Your FIRST mistake was moving away from home to be with this buffoon.

Your SECOND mistake was marrying this buffoon.

Your THIRD mistake was buying a house while being married to this buffoon.

Your FOURTH mistake will be getting pregnant yet again with this buffoon.

Did he find that coveted CEO job he was looking for that pays a quarter million a year, only requires a high school diploma, and allows him to only work 20 hours a week? That's why I'm calling him a buffoon.

Forget the "I'm not a quitter!" nonsense. Do you put your hand on the red hot stove burner and let it burn the flesh right off your hand just because you're "not a quitter?" Not being a quitter and *purposefully* aligning yourself with this buffoon are two drastically different things. And for some ungodly reason, you keep CHOOSING to get pregnant with this loser which is going to tether you to him for life. What the hell are you *thinking*?


----------



## She'sStillGotIt (Jul 30, 2016)

USD2018 said:


> Until recently I was very close to the situation you are in. I just got my BA degree, I work full time, and we are currently living in my fiance's mother's house until he gets on board with the idea that we need our own living space as independent adults. My fiancé is not driven to complete an education as he feels like that ship has sailed for him, but he too is picky when it comes to job prospects.
> 
> I have been incredibly frustrated with his picky and childish demands from which he is unwilling to compromise despite reason (very similar to you and the hubby).
> 
> ...


Let me guess - you married this loser's brother.


----------



## USD2018 (Apr 4, 2018)

She'sStillGotIt said:


> USD2018 said:
> 
> 
> > Until recently I was very close to the situation you are in.

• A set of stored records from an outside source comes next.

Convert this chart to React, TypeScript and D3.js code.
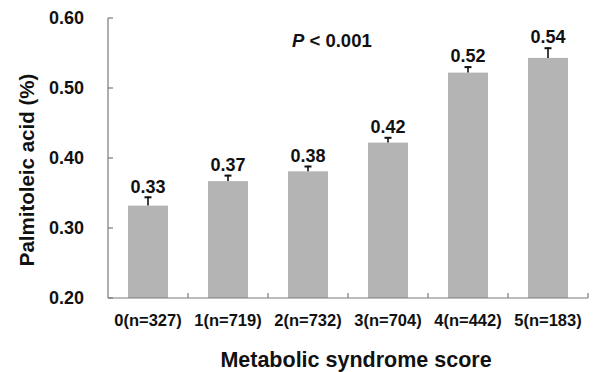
import React from 'react';
import * as d3 from 'd3';

const categories = ['0(n=327)', '1(n=719)', '2(n=732)', '3(n=704)', '4(n=442)', '5(n=183)'];
const means = [0.332, 0.367, 0.381, 0.422, 0.522, 0.543];
const errors = [0.013, 0.009, 0.008, 0.008, 0.009, 0.015];
const valueLabels = ['0.33', '0.37', '0.38', '0.42', '0.52', '0.54'];
const yTicks = [0.2, 0.3, 0.4, 0.5, 0.6];

const W = 594, H = 372;
const left = 108, right = 588, top = 18, bottom = 298;
const font = 'Arial, "Liberation Sans", sans-serif';
const axisColor = '#7a7a7a';

export default function App() {
  const x = d3.scaleBand<string>().domain(categories).range([left, right]).paddingInner(0.5).paddingOuter(0.25);
  const y = d3.scaleLinear().domain([0.2, 0.6]).range([bottom, top]);
  const step = x.step();

  return (
    <svg width={W} height={H} style={{ position: 'absolute', left: 0, top: 0, background: '#fff' }}
      fontFamily={font} fontWeight="bold">
      {/* bars */}
      {categories.map((c, i) => (
        <rect key={c} x={x(c)} y={y(means[i])} width={x.bandwidth()} height={bottom - y(means[i])} fill="#b4b4b4" />
      ))}
      {/* error bars */}
      {categories.map((c, i) => {
        const cx = (x(c) as number) + x.bandwidth() / 2;
        const yt = y(means[i] + errors[i]);
        return (
          <g key={c} stroke="#111" strokeWidth={1.6}>
            <line x1={cx} x2={cx} y1={y(means[i])} y2={yt} />
            <line x1={cx - 3.5} x2={cx + 3.5} y1={yt + 0.8} y2={yt + 0.8} strokeWidth={2} />
          </g>
        );
      })}
      {/* value labels */}
      {categories.map((c, i) => (
        <text key={c} x={(x(c) as number) + x.bandwidth() / 2} y={y(means[i] + errors[i]) - 4}
          textAnchor="middle" fontSize={18} fill="#111">{valueLabels[i]}</text>
      ))}
      {/* y axis */}
      <line x1={left} x2={left} y1={top} y2={bottom} stroke={axisColor} strokeWidth={1.2} />
      {yTicks.map(t => (
        <g key={t}>
          <line x1={left} x2={left + 5} y1={y(t)} y2={y(t)} stroke={axisColor} strokeWidth={1.2} />
          <text x={84} y={y(t)} dy="0.36em" textAnchor="end" fontSize={18} fill="#111">{t.toFixed(2)}</text>
        </g>
      ))}
      {/* x axis */}
      <line x1={left} x2={right} y1={bottom} y2={bottom} stroke={axisColor} strokeWidth={1.2} />
      {categories.map((c, i) => (
        <line key={c} x1={left + step * (i + 1)} x2={left + step * (i + 1)} y1={bottom} y2={bottom - 5}
          stroke={axisColor} strokeWidth={1.2} />
      ))}
      {categories.map(c => (
        <text key={c} x={(x(c) as number) + x.bandwidth() / 2} y={326} textAnchor="middle" fontSize={16.5} fill="#111">{c}</text>
      ))}
      {/* titles */}
      <text x={356} y={367} textAnchor="middle" fontSize={21.5} fill="#111">Metabolic syndrome score</text>
      <text transform={`translate(34,170) rotate(-90)`} textAnchor="middle" fontSize={20.5} fill="#111">Palmitoleic acid (%)</text>
      <text x={292} y={47} fontSize={18.5} fill="#111"><tspan fontStyle="italic">P</tspan> &lt; 0.001</text>
    </svg>
  );
}
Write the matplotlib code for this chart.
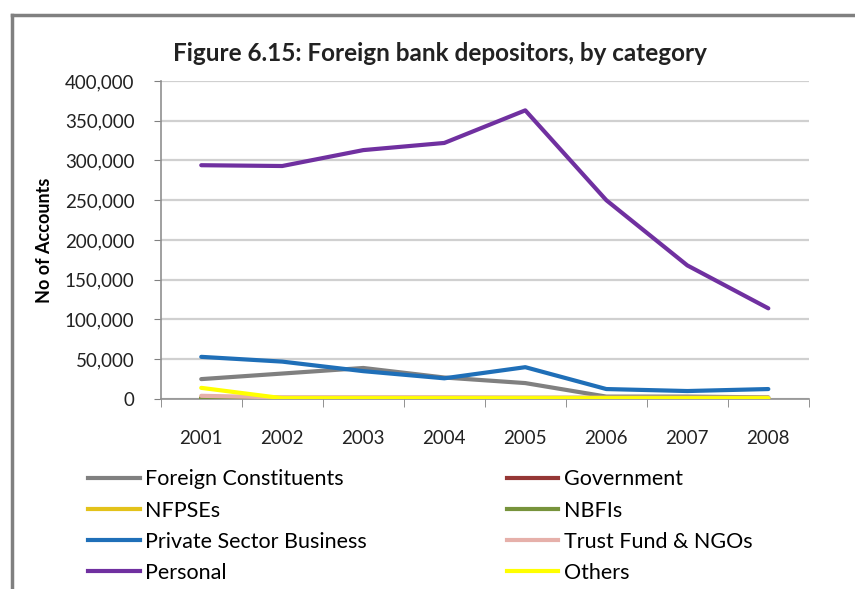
import numpy as np
import matplotlib.pyplot as plt
from matplotlib.ticker import FuncFormatter
from matplotlib.lines import Line2D

plt.rcParams['font.family'] = ['Lato', 'DejaVu Sans']

years = ['2001', '2002', '2003', '2004', '2005', '2006', '2007', '2008']

# accounts per depositor category
foreign_constituents = [25000, 32000, 39000, 27000, 20000, 3000, 3000, 2000]
government = [500, 500, 500, 500, 500, 500, 500, 500]
nfpses = [2000, 1500, 1500, 1500, 1500, 1500, 1500, 1500]
nbfis = [800, 800, 800, 800, 800, 800, 800, 800]
private_sector = [53000, 47000, 35000, 26000, 40000, 12500, 10000, 12500]
trust_ngos = [4000, 2000, 2000, 2000, 1500, 1500, 1500, 1500]
personal = [294000, 293000, 313000, 322000, 363000, 250000, 168000, 114000]
others = [14000, 1000, 1000, 1000, 1000, 1000, 1000, 1000]

series = [
    ('Foreign Constituents', foreign_constituents, '#808080'),
    ('Government', government, '#953735'),
    ('NFPSEs', nfpses, '#E3C21A'),
    ('NBFIs', nbfis, '#77933C'),
    ('Private Sector Business', private_sector, '#1F6FB8'),
    ('Trust Fund & NGOs', trust_ngos, '#E6B0AA'),
    ('Personal', personal, '#7030A0'),
    ('Others', others, '#FFFF00'),
]

fig = plt.figure(figsize=(8.55, 5.89), dpi=100)
ax = fig.add_axes([0.188, 0.3226, 0.758, 0.54])

x = np.arange(1, len(years) + 1)
# draw back to front so the small series sit under the big ones
order = [1, 3, 5, 2, 0, 7, 4, 6]
for i in order:
    name, vals, col = series[i]
    ax.plot(x, vals, color=col, lw=3, solid_capstyle='round', zorder=3 + i * 0.01)

ax.set_xlim(0.5, len(years) + 0.5)
ax.set_ylim(0, 400000)
ax.set_yticks(np.arange(0, 400001, 50000))
ax.yaxis.set_major_formatter(FuncFormatter(lambda v, p: f'{int(v):,}'))
ax.set_xticks(x)
ax.set_xticklabels(years)
ax.set_xticks(np.arange(0.5, len(years) + 1), minor=True)
ax.tick_params(axis='x', which='major', length=0, pad=22, labelsize=13.5, colors='#222222')
ax.tick_params(axis='x', which='minor', length=6, color='#808080', direction='out')
ax.tick_params(axis='y', length=5, color='#808080', labelsize=13.5, colors='#222222', pad=14)
ax.grid(axis='y', color='#D0D0D0', lw=1.6, zorder=0)
for s in ['top', 'right']:
    ax.spines[s].set_visible(False)
for s in ['left', 'bottom']:
    ax.spines[s].set_color('#909090')
    ax.spines[s].set_linewidth(1.2)

ax.set_ylabel('No of Accounts', fontsize=13, fontweight='bold', labelpad=8)
fig.text(0.515, 0.91, 'Figure 6.15: Foreign bank depositors, by category',
         ha='center', va='center', fontsize=17.5, fontweight='bold', color='#222222')

handles = [Line2D([0], [0], color=c, lw=3) for _, _, c in series]
labels = [n for n, _, _ in series]
# two columns, row-wise reading order
leg_order = [0, 2, 4, 6, 1, 3, 5, 7]
fig.legend([handles[i] for i in leg_order], [labels[i] for i in leg_order],
           ncol=2, loc='upper left', bbox_to_anchor=(0.103, 0.203),
           frameon=False, fontsize=15.5, handlelength=2.4, handletextpad=0.25,
           columnspacing=6.5, labelspacing=0.52, borderaxespad=0, borderpad=0)

# outer frame on top and left edges
fig.add_artist(Line2D([12 / 855, 1], [1 - 15 / 589] * 2, color='#808080', lw=2.5))
fig.add_artist(Line2D([12 / 855] * 2, [0, 1 - 15 / 589], color='#808080', lw=2.5))

fig.savefig('out.png', dpi=100)
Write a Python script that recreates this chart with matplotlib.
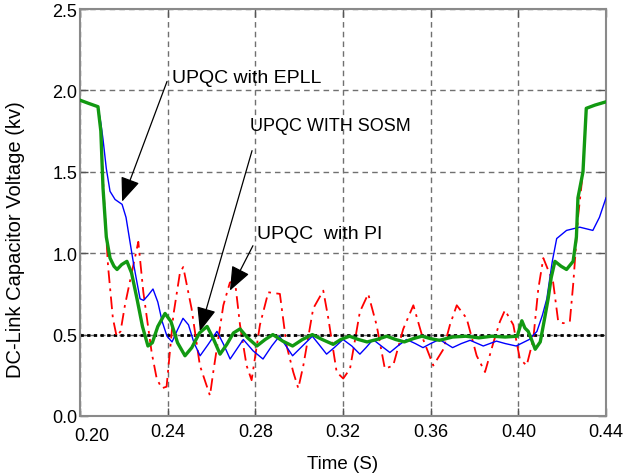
import matplotlib
matplotlib.use("Agg")
import matplotlib.pyplot as plt
import matplotlib.transforms as mtransforms
from matplotlib.ticker import FormatStrFormatter
import numpy as np

plt.rcParams['font.family'] = ['Liberation Sans', 'DejaVu Sans']

# DC-link voltage traces (time in s, voltage in kV)
t_sosm = [0.2000, 0.2040, 0.2082, 0.2095, 0.2105, 0.2120, 0.2137, 0.2155, 0.2169, 0.2190,
          0.2214, 0.2235, 0.2260, 0.2285, 0.2310, 0.2330, 0.2355, 0.2388, 0.2415, 0.2445,
          0.2479, 0.2510, 0.2545, 0.2580, 0.2610, 0.2639, 0.2670, 0.2700, 0.2730, 0.2765,
          0.2807, 0.2845, 0.2880, 0.2925, 0.2970, 0.3015, 0.3060, 0.3105, 0.3155, 0.3190,
          0.3230, 0.3270, 0.3310, 0.3355, 0.3400, 0.3440, 0.3480, 0.3520, 0.3560, 0.3600,
          0.3640, 0.3700, 0.3760, 0.3820, 0.3880, 0.3940, 0.3995, 0.4016, 0.4030, 0.4045,
          0.4060, 0.4077, 0.4100, 0.4120, 0.4136, 0.4150, 0.4167, 0.4195, 0.4220, 0.4250,
          0.4265, 0.4272, 0.4295, 0.4310, 0.4350, 0.4400]
v_sosm = [1.94, 1.92, 1.90, 1.75, 1.40, 1.10, 0.97, 0.92, 0.90, 0.93,
          0.95, 0.88, 0.72, 0.55, 0.43, 0.45, 0.55, 0.63, 0.58, 0.45,
          0.37, 0.42, 0.51, 0.55, 0.47, 0.38, 0.44, 0.51, 0.535, 0.48,
          0.43, 0.47, 0.50, 0.46, 0.43, 0.47, 0.50, 0.47, 0.44, 0.47,
          0.49, 0.47, 0.455, 0.47, 0.49, 0.47, 0.455, 0.475, 0.49, 0.475,
          0.465, 0.485, 0.49, 0.48, 0.49, 0.485, 0.49, 0.585, 0.54, 0.52,
          0.47, 0.41, 0.455, 0.60, 0.72, 0.85, 0.95, 0.92, 0.90, 0.95,
          1.10, 1.34, 1.50, 1.89, 1.91, 1.93]

t_epll = [0.2000, 0.2082, 0.2095, 0.2105, 0.2120, 0.2137, 0.2160, 0.2192, 0.2210, 0.2228,
          0.2245, 0.2260, 0.2274, 0.2290, 0.2310, 0.2333, 0.2355, 0.2375, 0.2397, 0.2420,
          0.2445, 0.2470, 0.2495, 0.2520, 0.2548, 0.2585, 0.2625, 0.2655, 0.2685, 0.2715,
          0.2745, 0.2790, 0.2835, 0.2875, 0.2910, 0.2940, 0.2970, 0.3015, 0.3060, 0.3090,
          0.3125, 0.3160, 0.3200, 0.3240, 0.3277, 0.3305, 0.3337, 0.3375, 0.3414, 0.3450,
          0.3490, 0.3530, 0.3565, 0.3600, 0.3640, 0.3670, 0.3700, 0.3740, 0.3780, 0.3840,
          0.3900, 0.3940, 0.3990, 0.4050, 0.4085, 0.4110, 0.4130, 0.4155, 0.4175, 0.4220,
          0.4280, 0.4340, 0.4370, 0.4400]
v_epll = [1.94, 1.90, 1.80, 1.70, 1.52, 1.38, 1.33, 1.30, 1.22, 1.07,
          0.93, 0.82, 0.72, 0.71, 0.74, 0.78, 0.70, 0.58, 0.49, 0.455,
          0.53, 0.60, 0.56, 0.45, 0.37, 0.44, 0.52, 0.44, 0.35, 0.41,
          0.47, 0.40, 0.35, 0.43, 0.49, 0.43, 0.37, 0.43, 0.49, 0.44,
          0.38, 0.42, 0.47, 0.43, 0.38, 0.42, 0.47, 0.43, 0.39, 0.43,
          0.47, 0.445, 0.42, 0.445, 0.47, 0.445, 0.42, 0.445, 0.465, 0.43,
          0.46, 0.445, 0.43, 0.47, 0.52, 0.62, 0.72, 0.95, 1.09, 1.14,
          1.16, 1.14, 1.22, 1.34]

t_pi = [0.2000, 0.2082, 0.2095, 0.2105, 0.2120, 0.2128, 0.2150, 0.2167, 0.2185, 0.2205,
        0.2236, 0.2266, 0.2289, 0.2327, 0.2350, 0.2373, 0.2395, 0.2426, 0.2456, 0.2471,
        0.2509, 0.2547, 0.2593, 0.2608, 0.2654, 0.2684, 0.2707, 0.2730, 0.2760, 0.2783,
        0.2821, 0.2859, 0.2912, 0.2943, 0.2973, 0.2996, 0.3019, 0.3064, 0.3110, 0.3133,
        0.3171, 0.3201, 0.3232, 0.3277, 0.3315, 0.3353, 0.3391, 0.3429, 0.3475, 0.3521,
        0.3566, 0.3612, 0.3658, 0.3688, 0.3719, 0.3764, 0.3810, 0.3848, 0.3886, 0.3916,
        0.3939, 0.3977, 0.4007, 0.4038, 0.4068, 0.4091, 0.4114, 0.4159, 0.4182, 0.4205,
        0.4235, 0.4251, 0.4273, 0.4295, 0.4310, 0.4350, 0.4400]
v_pi = [1.94, 1.90, 1.75, 1.45, 1.10, 0.92, 0.60, 0.49, 0.52, 0.68,
        0.88, 1.07, 0.76, 0.39, 0.23, 0.17, 0.18, 0.62, 0.88, 0.915,
        0.66, 0.31, 0.125, 0.27, 0.68, 0.82, 0.83, 0.56, 0.31, 0.22,
        0.56, 0.76, 0.75, 0.43, 0.27, 0.17, 0.31, 0.66, 0.77, 0.60,
        0.27, 0.23, 0.29, 0.64, 0.75, 0.56, 0.29, 0.31, 0.535, 0.68,
        0.47, 0.31, 0.41, 0.56, 0.68, 0.60, 0.37, 0.27, 0.45, 0.58,
        0.65, 0.56, 0.35, 0.31, 0.47, 0.78, 0.97, 0.82, 0.58, 0.57,
        0.58, 0.82, 1.23, 1.50, 1.89, 1.91, 1.93]

v_ref = 0.5
x_ticks = [0.20, 0.24, 0.28, 0.32, 0.36, 0.40, 0.44]
y_ticks = [0.0, 0.5, 1.0, 1.5, 2.0, 2.5]

fig = plt.figure(figsize=(6.27, 4.77), dpi=100)
ax = fig.add_axes([0.1276, 0.1258, 0.8389, 0.8532])

ax.plot(t_pi, v_pi, color='red', lw=1.3, ls=(0, (7, 3, 1.5, 3)), zorder=3)
ax.plot(t_epll, v_epll, color='blue', lw=1.0, zorder=4)
ax.plot(t_sosm, v_sosm, color='#129912', lw=2.4, zorder=5)
ax.axhline(v_ref, color='black', lw=2.0, ls=(0, (1.2, 1.2)), zorder=2)

ax.set_xlim(0.20, 0.44)
ax.set_ylim(0.0, 2.5)
ax.set_xticks(x_ticks)
ax.set_yticks(y_ticks)
ax.xaxis.set_major_formatter(FormatStrFormatter('%.2f'))
ax.yaxis.set_major_formatter(FormatStrFormatter('%.1f'))
ax.tick_params(direction='in', length=6, width=1, color='#555555',
               top=True, right=True, labelsize=13, pad=2)
ax.tick_params(axis='x', pad=5)
ax.grid(True, color='#707070', ls=(0, (4, 3)), lw=1.0)
for s in ax.spines.values():
    s.set_color('#8a8a8a')
    s.set_linewidth(1.5)

# first time label sits a bit right of and below its tick
first = ax.get_xticklabels()[0]
first.set_transform(first.get_transform() +
                    mtransforms.ScaledTranslation(12 / 100, -4 / 100, fig.dpi_scale_trans))

ax.set_xlabel('Time (S)', fontsize=13.5, labelpad=8)
ax.set_ylabel('DC-Link Capacitor Voltage (kv)', fontsize=14.5)
ax.yaxis.set_label_coords(-0.104, 0.435)

# labels with arrows
arrow = dict(arrowstyle='-|>,head_length=0.75,head_width=0.3', color='black',
             lw=0.9, mutation_scale=20, shrinkA=0, shrinkB=0)
ax.text(0.2420, 2.08, 'UPQC with EPLL', fontsize=14, va='center', ha='left')
ax.annotate('', xy=(0.2192, 1.317), xytext=(0.2397, 2.055), arrowprops=arrow)
ax.text(0.2776, 1.785, 'UPQC WITH SOSM', fontsize=13, va='center', ha='left')
ax.annotate('', xy=(0.2547, 0.52), xytext=(0.2785, 1.63), arrowprops=arrow)
ax.text(0.2807, 1.12, 'UPQC  with PI', fontsize=14, va='center', ha='left')
ax.annotate('', xy=(0.2684, 0.77), xytext=(0.2789, 1.046), arrowprops=arrow)

fig.savefig('out.png', dpi=100)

I just got my BA degree, I work full time, and we are currently living in my fiance's mother's house until he gets on board with the idea that we need our own living space as independent adults. My fiancé is not driven to complete an education as he feels like that ship has sailed for him, but he too is picky when it comes to job prospects.
> ...


Good one


----------



## ABHale (Jan 3, 2016)

He will never change with you supporting him.


----------



## Parttimehippie (Dec 23, 2017)

"He does not want to get his CDLs and become a truck driver because the program requires him to be away for long time and he does not want to go into factory because they will overwork him."



Run.
Run fast, and far. 
This kind of person will only drag you down. Sadly, you will never live up to your full potential with this anchor of a husband. You are smart and have a bright future, and congrats on the Masters that you will be earning soon! As harsh and heartless as this sounds, your best bet is to opt out before you invest too much of your time on him.


----------



## USD2018 (Apr 4, 2018)

USD2018 said:


> Until recently I was very close to the situation you are in. I just got my BA degree, I work full time, and we are currently living in my fiance's mother's house until he gets on board with the idea that we need our own living space as independent adults. My fiancé is not driven to complete an education as he feels like that ship has sailed for him, but he too is picky when it comes to job prospects.
> 
> I have been incredibly frustrated with his picky and childish demands from which he is unwilling to compromise despite reason (very similar to you and the hubby).
> 
> ...


By the way, I would only consider my advice above as valid if avoiding divorce is the highest priority for you. Like, higher than your personal happiness. Hear me out..

Depending on what your values are, you should do whatever makes you most satisfied and successful in life. Maybe your version of success is a career and having a husband that shares your work drive. 
(a very common and commendable expectation). If that's the case, then divorce is probably a good solution in the long term because your current husband may not ever help you actualize the future you want. 

Some people though, define their success by sustaining their marriage despite other huge personal sacrifices. They get satisfaction from unrelenting commitment. I saw this from my parents, and it's not for everyone because it may lead to a lot of personal misery for both people. But, they value commitment above all and that is just how their relationship is. 

I think that many people in today's culture jump to divorce as a solution much too quickly, my personal opinion. By no means allow him to drag you down further than he has (which is why I discourage the plan of having children with him right now). But, if he is open to counseling then there might be hope. If he loves you enough and doesn't take you and your success for granted, then he will upgrade himself. Any man that doesn't is a leech and should not be tolerated.


----------



## limabeans (Sep 23, 2013)

How old are both of you? 

It is not your responsibility to fix him, find him a job, or get him to grow up. He's shown you that he has no interest in making any effort to build a decent life for himself, much less help support a wife or child. This type of person is not going to suddenly wake up and be ambitious and productive. He will always want someone else to do the heavy lifting. In this case all of the lifting.

Why on earth would you even be trying to get pregnant while working, going to school, and totally supporting a dead weight husband?

I hope you're here looking for validation that divorcing him is the right thing to do. It is.


----------



## introvert (May 30, 2016)

Your husband is never going to become the reliable, stable adult you wish him to be. Never. If you stay with him, you will be in for a lifetime of this behavior.

Get out now, and whatever you do, don't have children with this man.


----------



## LL2018! (Apr 17, 2018)

Ahhh, welcome to my life!!!! Except I have two kids. It doesn't get any better, seriously. I had to do everything, including sign my husband up, take him to classes and study with him to get his CDL license. I am seriously crazy in love in my husband but I married a man-child. I know it, I can't change it or him. But I love him and never want to live a day without him. 
Long story...short, my husband is now contributing to our household as a CDL driver. He did not want to do it at first, but I talked to his dad behind his back and his dad had a talk with him. In the end of the convo, he wanted to be a truck driver. I just had to let him think it was his idea *wink


----------